You have probably read articles, overheard conversations at dinner parties or were told rumors by traveling salesmen that the price of a bottle of wine is not always a great indicator of the quality of the actual product. If you really know your stuff, buying a good bottle isn’t too hard. Yet if you’re not a sommelier and you’re at the supermarket on a Thursday evening on a last minute mission, is price a good indicator to go by?
It’s a complicated business. Making wine costs money. A winery needs to cultivate grapes, process them into wine, age them in oak (or not), package them, pay tax on alcohol, transport it, then there’s mark ups at the restaurant or shop you’re buying it from. So there’s a first hint. If you buy a 300 baht bottle of wine, you’re not only paying for the wine, you’re paying tax, you’re paying for the glass bottle, you’re paying the supermarket for storing it etc… . Considering this, if the whole thing costs 300 baht, the actual wine in that bottle is probably quite cheap. Does that mean you better buy a 4000 baht bottle?
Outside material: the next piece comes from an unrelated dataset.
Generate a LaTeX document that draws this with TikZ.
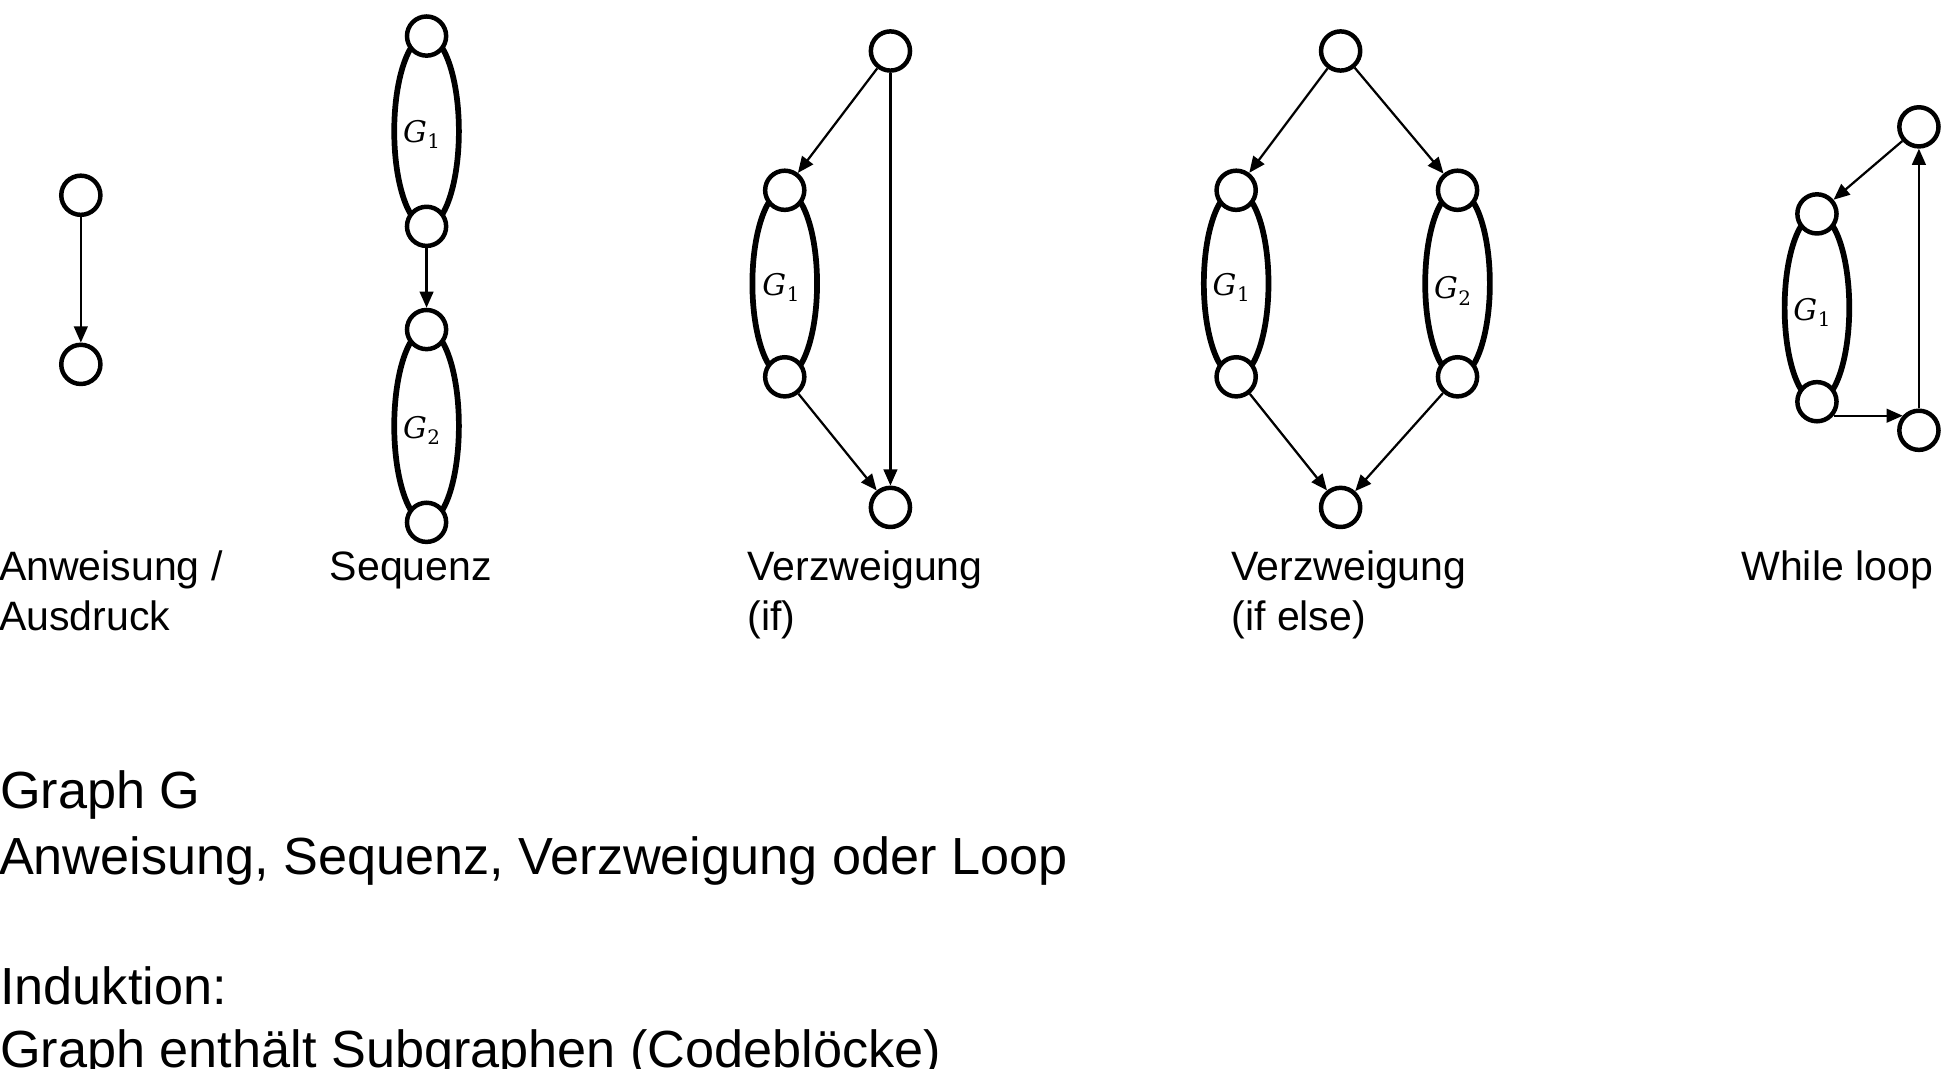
\documentclass[tikz,border=0pt]{standalone}
\usepackage{fontspec}
\setmainfont{Liberation Sans}
\newfontfamily\gfont{DejaVu Serif}
\usetikzlibrary{arrows.meta,calc,backgrounds}
\newcommand{\Gsub}[1]{{\gfont\fontsize{24}{28}\selectfont\itshape G}\kern0.5pt\raisebox{-5pt}{\gfont\fontsize{16}{18}\selectfont #1}}
\begin{document}
\begin{tikzpicture}[x=1pt,y=-1pt,
 vtx/.style={circle,draw,line width=3.6pt,fill=white,minimum size=31.5pt,inner sep=0pt},
 arr/.style={line width=1.8pt,-{Triangle[length=13pt,width=11pt]}},
 subg/.style={line width=4.6pt},
 lbl/.style={anchor=base west,inner sep=0pt,font=\fontsize{33}{40}\selectfont},
 big/.style={anchor=base west,inner sep=0pt,font=\fontsize{42}{50}\selectfont},
 glab/.style={inner sep=0pt}]
\useasboundingbox (0,0) rectangle (1568,859);

% Anweisung
\node[vtx] (a1) at (65,157) {};
\node[vtx] (a2) at (65,293) {};
\draw[arr] (a1) -- (a2);

% Sequenz
\node[vtx] (s1) at (343,29) {};
\node[vtx] (s2) at (343,182) {};
\node[vtx] (s3) at (343,265) {};
\node[vtx] (s4) at (343,420) {};
\draw[arr] (s2) -- (s3);

% Verzweigung (if)
\node[vtx] (i1) at (716,41) {};
\node[vtx] (i2) at (631,153) {};
\node[vtx] (i3) at (631,303) {};
\node[vtx] (i4) at (716,408) {};
\draw[arr] (i1) -- (i2);
\draw[arr] (i1) -- (i4);
\draw[arr] (i3) -- (i4);

% Verzweigung (if else)
\node[vtx] (e1) at (1078,41) {};
\node[vtx] (e2) at (994,153) {};
\node[vtx] (e3) at (994,303) {};
\node[vtx] (e4) at (1172,153) {};
\node[vtx] (e5) at (1172,303) {};
\node[vtx] (e6) at (1078,408) {};
\draw[arr] (e1) -- (e2);
\draw[arr] (e1) -- (e4);
\draw[arr] (e3) -- (e6);
\draw[arr] (e5) -- (e6);

% While loop
\node[vtx] (w1) at (1543,102) {};
\node[vtx] (w2) at (1461,172) {};
\node[vtx] (w3) at (1461,323) {};
\node[vtx] (w4) at (1543,346) {};
\draw[arr] (w1) -- (w2);
\draw[arr] (w3.-40) -- ($(w3.-40 -| w4.center)+(-13,0)$);
\draw[arr] (w4) -- (w1);

% subgraph ellipses
\begin{scope}[on background layer]
\draw[subg] ($(s1)!0.5!(s2)$) ellipse [x radius=26, y radius=76.5];
\draw[subg] ($(s3)!0.5!(s4)$) ellipse [x radius=26, y radius=77.5];
\draw[subg] ($(i2)!0.5!(i3)$) ellipse [x radius=26, y radius=75];
\draw[subg] ($(e2)!0.5!(e3)$) ellipse [x radius=26, y radius=75];
\draw[subg] ($(e4)!0.5!(e5)$) ellipse [x radius=26, y radius=75];
\draw[subg] ($(w2)!0.5!(w3)$) ellipse [x radius=26, y radius=75.5];
\end{scope}

\node[glab] (gs1) at (339,108) {\Gsub{1}};
\node[glab] (gs2) at (339,346) {\Gsub{2}};
\node[glab] (gi1) at (628,231) {\Gsub{1}};
\node[glab] (ge1) at (990,231) {\Gsub{1}};
\node[glab] (ge2) at (1168,234) {\Gsub{2}};
\node[glab] (gw1) at (1457,251) {\Gsub{1}};

% labels
\node[lbl] (t1a) at (-1,467) {Anweisung /};
\node[lbl] (t1b) at (-1,507) {Ausdruck};
\node[lbl] (t2) at (265,467) {Sequenz};
\node[lbl] (t3a) at (601,467) {Verzweigung};
\node[lbl] (t3b) at (601,507) {(if)};
\node[lbl] (t4a) at (990,467) {Verzweigung};
\node[lbl] (t4b) at (990,507) {(if else)};
\node[lbl] (t5) at (1400,467) {While loop};

\node[big] (b1) at (0,650) {Graph G};
\node[big] (b2) at (-1,703) {Anweisung, Sequenz, Verzweigung oder Loop};
\node[big] (b3) at (0,808) {Induktion:};
\node[big] (b4) at (0,858) {Graph enthält Subgraphen (Codeblöcke)};
\end{tikzpicture}
\end{document}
Not necessarily, sometimes cheap brands buy surplus wine from good vineyards and sell it cheaply. Sometimes a company is forced to sell cheap although they produce good wine. If no one knows, no one cares. Which brings us to another point.
The most important factor that affects the price is terroir. In other words, where does the wine come from, which winery and which vineyard. If it’s a high-end Bordeaux you’ll pay a lot because it’s well-made and that costs money but you’ll also pay a lot because it’s famous. The quality of the wine of a 4000 baht bottle and a 20,000 baht bottle will be practical the same. The reason that bottle of 20,000 baht costs 16,000 baht more is because the market attaches more value to it. That value, however, is mostly artificial, created by people who seek to make profit in investing in high-end wines. So if you’re going to splurge, splurge lightly.
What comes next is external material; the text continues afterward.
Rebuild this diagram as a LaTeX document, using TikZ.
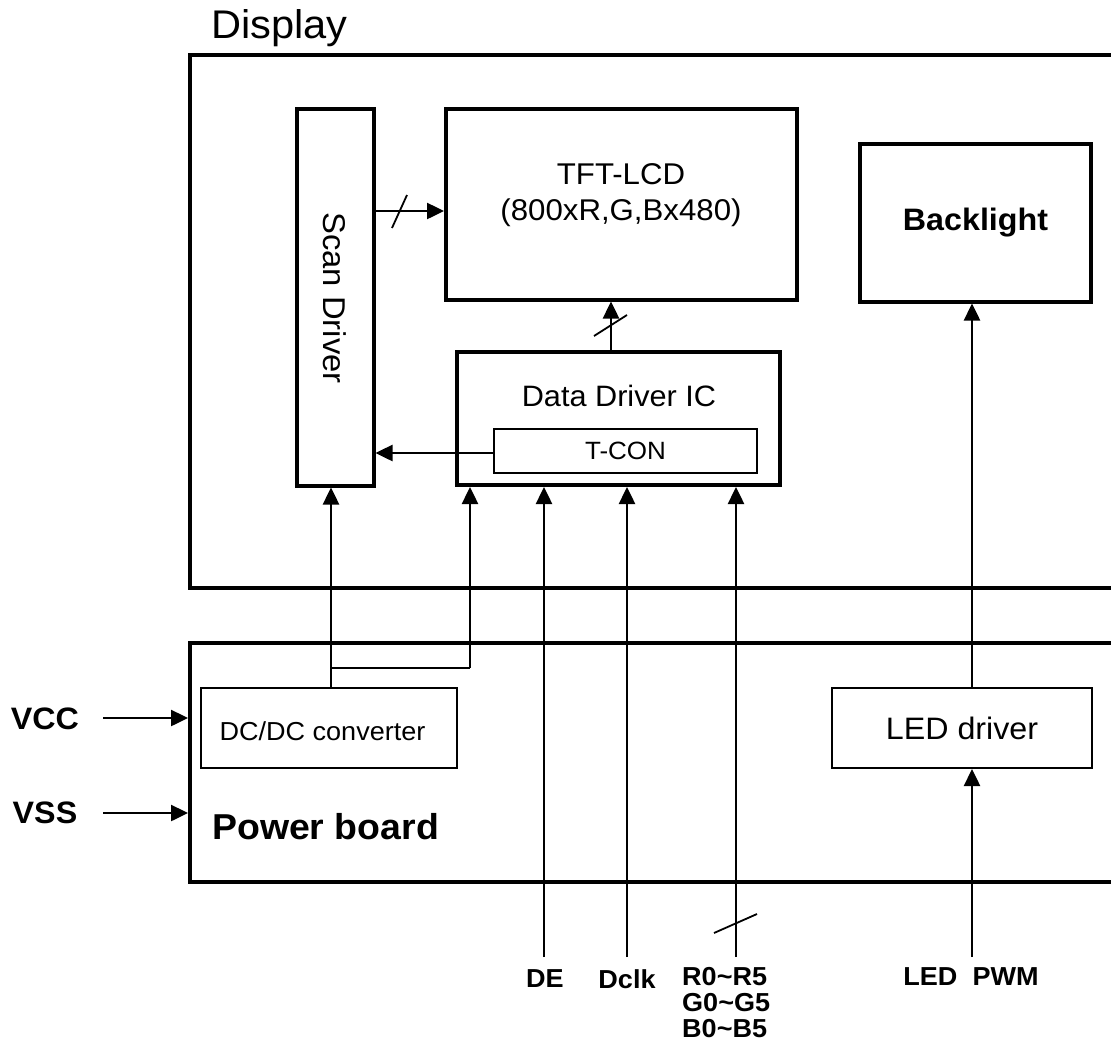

Should we really buy expensive wine at all? Research and experiments have proven time and again that average consumers nor critics can’t tell the difference between cheap and expensive wines in blind taste tests. In some cases the cheapest bargain price sludge won from highly praised vintages. Although I don’t agree that sommeliers and experts are clueless about what they’re doing, the fact remains that taste is a subjective matter rather than an objective one. If you expect a bottle to taste good it’s very likely that it will because you expect it to. Our brains do quite a good job at making ourselves believe we make good choices.
So should we stop spending our hard-earned cash on wine and buy the cheapest stuff available? No, definitely not. A company trying to make the best wine they can will produce better wine than a large corporation trying to create a cheap mass product. And the former will probably be more expensive than the latter. Higher price can definitely indicate better quality but sometimes it doesn’t. It’s hard to tell from price alone.
In the end it all comes down to personal experience. It’s about whether you enjoy the wine you’re drinking or not. Focus on that and it’ll be easy to know what you like and what you don’t like. One glass of wine enjoyed is worth more than all the expensive wine tucked away in Chinese vaults.